Features

Computer numbers don’t always equal fact

By John Cunniff The Associated Press
Saturday March 10, 2001

Housing sales are viewed by economists as an indicator of the economy’s good or poor health, so when a real estate group reported a big sales decline in January, it deepened an already gloomy outlook. 

And it should have. Homes are catalysts. When people change addresses they tend also to spend on furniture, appliances, landscaping and various supplementary items. They may renovate, and maybe even buy a second car. 

It explains the consternation that greeted the National Association of Realtors’ announcement of a sudden, 6.6 percent drop in January sales of existing homes. It tipped the indicator arrows toward recession. 

That was on February 26. On March 7, the arrows snapped back to a more  

neutral position. 

We erred, said a Realtor spokesman, blaming computer software. Instead of a 6.6 percent decline in sales of existing homes, that sector rose a healthy 3.8 per cent, adding 480,000 sales to the original estimate. 

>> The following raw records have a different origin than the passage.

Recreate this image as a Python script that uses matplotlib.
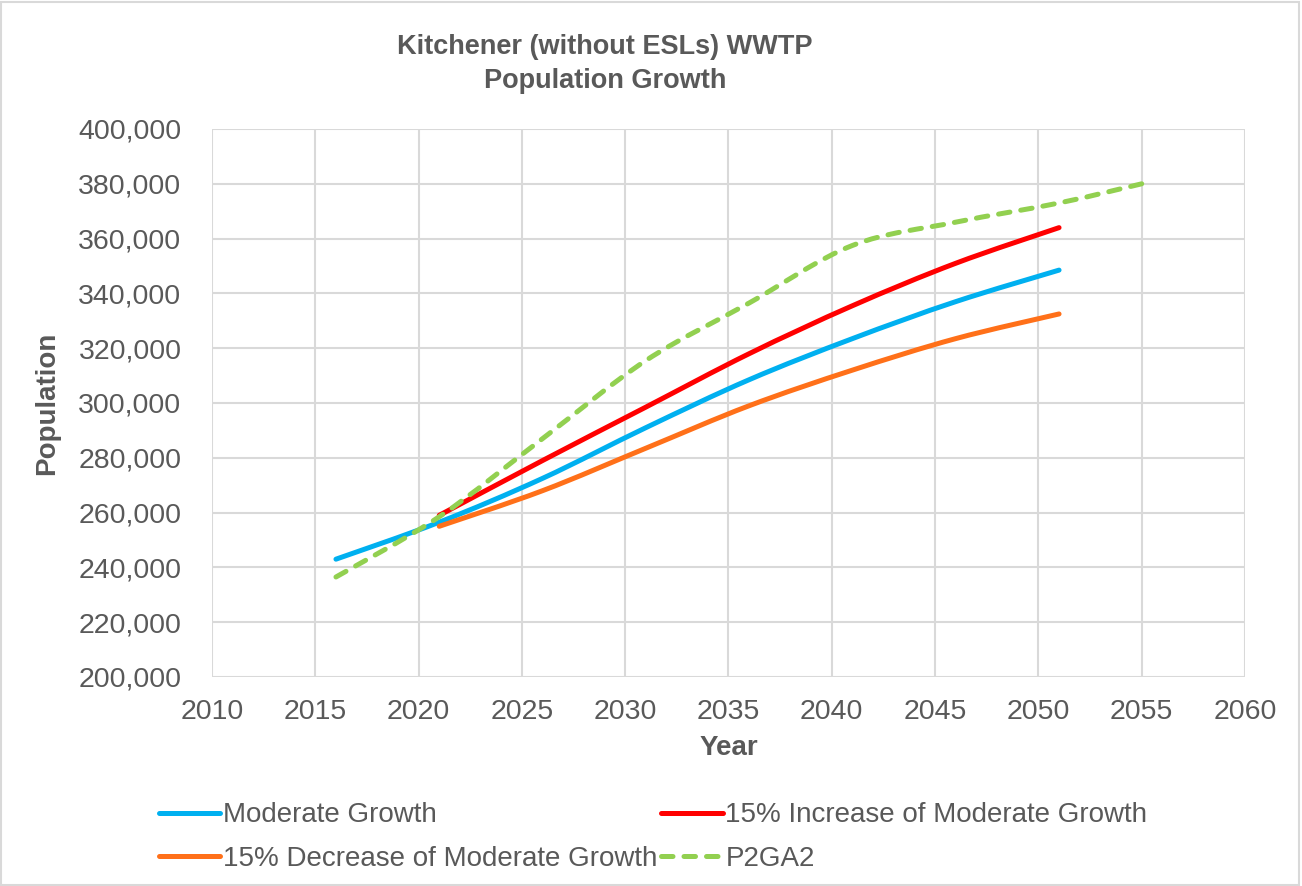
import matplotlib
matplotlib.use("Agg")
import matplotlib.pyplot as plt
import numpy as np
from matplotlib.path import Path
from matplotlib.patches import PathPatch, Rectangle
from matplotlib.lines import Line2D
from matplotlib.ticker import FuncFormatter, MultipleLocator

plt.rcParams['font.family'] = ['Liberation Sans', 'DejaVu Sans']

years_a = [2016, 2021, 2026, 2031, 2036, 2041, 2046, 2051]
moderate = [243000, 256500, 272500, 291000, 308500, 323500, 337000, 348500]

years_b = [2021, 2026, 2031, 2036, 2041, 2046, 2051]
increase = [259000, 279000, 298500, 318000, 335500, 351000, 364000]
decrease = [255000, 268000, 283500, 299000, 312000, 323500, 332500]

years_c = [2016, 2021, 2026, 2031, 2036, 2041, 2046, 2051, 2055]
p2ga2 = [236500, 258500, 287000, 315500, 336500, 357500, 366000, 373000, 380000]

labels = ["Moderate Growth", "15% Increase of Moderate Growth",
          "15% Decrease of Moderate Growth", "P2GA2"]
colors = ["#00B0F0", "#FF0000", "#FF7019", "#92D050"]

title = "Kitchener (without ESLs) WWTP\nPopulation Growth"
gray = "#595959"


def smooth_path(x, y, t=1/6):
    """Bezier path through points (Excel-like smoothing)."""
    x = np.asarray(x, float)
    y = np.asarray(y, float)
    n = len(x)
    verts = [(x[0], y[0])]
    codes = [Path.MOVETO]
    for i in range(n - 1):
        x0, y0 = (x[i - 1], y[i - 1]) if i > 0 else (x[i], y[i])
        x3, y3 = (x[i + 2], y[i + 2]) if i + 2 < n else (x[i + 1], y[i + 1])
        c1 = (x[i] + (x[i + 1] - x0) * t, y[i] + (y[i + 1] - y0) * t)
        c2 = (x[i + 1] - (x3 - x[i]) * t, y[i + 1] - (y3 - y[i]) * t)
        verts += [c1, c2, (x[i + 1], y[i + 1])]
        codes += [Path.CURVE4] * 3
    return Path(verts, codes)


fig = plt.figure(figsize=(13.02, 8.86), dpi=100)
ax = fig.add_axes([212/1302, 1 - 677/886, (1245-212)/1302, (677-129)/886])

dash = (0, (2.3, 2.2))
series = [(years_a, moderate, '-'), (years_b, increase, '-'),
          (years_b, decrease, '-'), (years_c, p2ga2, '--')]
handles = []
for (xs, ys, ls), c, lab in zip(series, colors, labels):
    p = PathPatch(smooth_path(xs, ys), facecolor='none', edgecolor=c, lw=3.6,
                  capstyle='round', joinstyle='round', zorder=3)
    if ls == '--':
        p.set_linestyle(dash)
        p.set_capstyle('round')
    ax.add_patch(p)
    h = Line2D([], [], color=c, lw=3.6, solid_capstyle='round',
               dash_capstyle='round',
               linestyle=('-' if ls == '-' else dash))
    handles.append(h)

ax.set_xlim(2010, 2060)
ax.set_ylim(200000, 400000)
ax.xaxis.set_major_locator(MultipleLocator(5))
ax.yaxis.set_major_locator(MultipleLocator(20000))
ax.yaxis.set_major_formatter(FuncFormatter(lambda v, p: f"{int(v):,}"))
ax.grid(True, color="#D9D9D9", lw=1.5, zorder=0)
ax.set_axisbelow(True)
for s in ax.spines.values():
    s.set_visible(False)
ax.tick_params(length=0, labelsize=20.5, labelcolor=gray)
ax.tick_params(axis='x', pad=16)
ax.tick_params(axis='y', pad=22)

ax.set_xlabel("Year", fontsize=20, fontweight='bold', color=gray, labelpad=7)
ax.set_ylabel("Population", fontsize=20, fontweight='bold', color=gray)
ax.yaxis.set_label_coords((60 - 212) / 1033, 0.5)

fig.text(605/1302, 1 - 64/886, title, ha='center', va='center',
         fontsize=19.5, fontweight='bold', color=gray, linespacing=1.4)

order = [0, 2, 1, 3]
leg = fig.legend([handles[i] for i in order], [labels[i] for i in order],
                 ncol=2, loc='center left', bbox_to_anchor=(134/1302, 1 - 837/886),
                 frameon=False, fontsize=20, handlelength=2.2, handletextpad=0.1,
                 columnspacing=0.15, labelspacing=0.62, labelcolor=gray)

fig.patches.append(Rectangle((0.001, 0.001), 0.997, 0.997, transform=fig.transFigure,
                             fill=False, edgecolor="#D9D9D9", lw=1.5))

fig.savefig("out.png", dpi=100)
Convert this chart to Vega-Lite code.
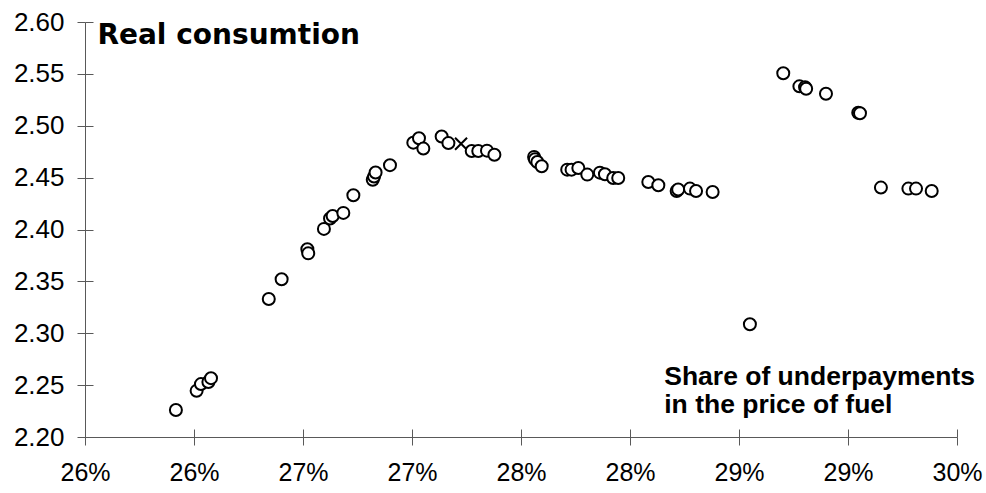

Because this is a big economy producing big numbers, small glitches can become magnified into popular misinterpretations. But it isn’t glitches alone that cause problems. The best numbers can do it, too. 

It has become that way, ironically, as more people with more money react to government economic numbers that once concerned only a circle of professionals – academics, economists, executives, government officials. 

Now, more people than ever are directly invested in the economy via home ownership, stocks, mutual funds, 401(k)s and other individual retirement plans, corporate pension plans, credit cards and the like. They are better educated, too, and the media serves them more and more information. 

The reaction to computer numbers can be immediate rather than delayed, as it once was. And magnified, too. And, unlike the old days when the pros knew the limitations of numbers, worsened by imperfect understanding. 

It is not fully understood, for example, that numbers may be subject not only to errors, but to incomplete data. That they are often revised. That they may be seasonally adjusted, perhaps imperfectly. That some are meaningful, some not. 

But as reliance on computer-driven numbers grows, the pros are having their problems and those problems can cause economic landslides. 

The evidence is played out daily: semiconductor and other industries overestimating their markets’ growth rates; bad guidance from Wall Street; corporate chiefs lowering earnings estimates made just a month earlier. 

There may be no substitute for running an economy by the numbers, but a bit of old fashioned intuition can occasionally help lessen the impact. 

It is difficult, though, and can be embarrassing to attempt defending instinct and intuition, while the worst of decisions can find an alibi and security in blaming the computer numbers. Ask weather forecasters. 

Numbers in a modern economy, though off the mark and misinterpreted to boot, seem chiseled out of the hard rock of truth. They dictate.